Interview Transcript

Looking at brand managers today, clearly, building a brand online is very different from what it was 10 years ago. Do you see them taking very different approaches today, in terms of building their own brand, rather than outsourcing part of it to the influencers, although it’s part of the core strategy?

I do see that it’s changed. As everything has moved more and more online, in terms of ad spend, marketing and measurement, I’ve seen more brands shifting a lot of focus to online, depending, obviously, on the brand and what they do. Because we have so much more data available to us, it’s become easier and easier to understand what we’re doing right and what we’re doing wrong and where we maybe need to change strategy and where we’re doing really well. I think that helps building brands and I think that helps with understanding strategy and where you need to go.

I think it’s particularly interesting today, because people actually trust individuals more than companies. That’s pretty scary, if you’re a company and it’s only swinging even further, for Gen Z’s.

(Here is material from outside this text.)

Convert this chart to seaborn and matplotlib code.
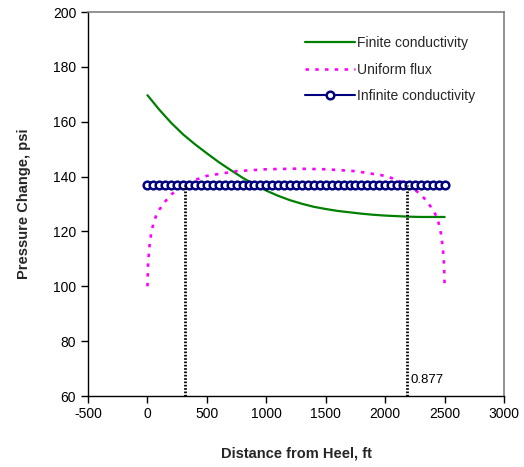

If you look at gaming, they following people, the gamers. That’s pretty scary for the brands. How would you suggest approaching that, to really capture the minds of Gen Z’s?

I’d say, especially in something like gaming, brands need to find their allies in influencers, in the individuals. I think some brands have been really good at saying, we only want to work with five people, that’s it, and we’re going to find the absolute best five people. We’re going to develop a really strong relationship with them; they are going to be our champions. They are, basically, going to be the extension of the brand, but in individual form. The relationships that brands can build with people like that, can be really, really successful.

Talking about travel, which is your domain, how do you build your brand online? Are there any key principles that you would say that you’ve learned about building an audience?

I’d say consistency is really key. With influencer marketing in general, and being an influencer, you have to be putting content our consistently, you have to be engaging consistently. You have to be reminding people that you are there, consistently, because their attention spans are short and they’re fickle followers. If you’re not constantly giving them something new, they all go off to one of the millions of other people who are. So you have to be there; you have to show up and you have to be consistent with that. I think you also need to really know your USP really well. What is it that you are actually giving people that is different from anybody else and really try to always be reinforcing that and always be giving that to people, consistently, as well? Then there’s thing, as with any brand, your tone, your style, your colors, fonts, logos all goes into influencer brand building, in the same way it goes into corporate brand building.

What’s been the focus when you’ve worked with a brand?

There have been a lot of really good partnerships I’ve done. I’d say there was one, a couple of years ago, that I did with a clothing company. It was up in Northumberland, because they are based up north and they are a very classic, English clothing company. I was spending a lot of time up in Northumberland, at the time anyway, so it was a really nice fit, where they had me go up to Northumberland, so there was the travel element. I was wearing their clothes, in the places that I normally would write about or photograph, anyway, doing the things I would do when I travel, anyway. Then talking about the brand, talking about how people can go and do these things that I’m doing. It was just a really nice fit, in terms of it being a natural fit and a really easy fit, for both of us.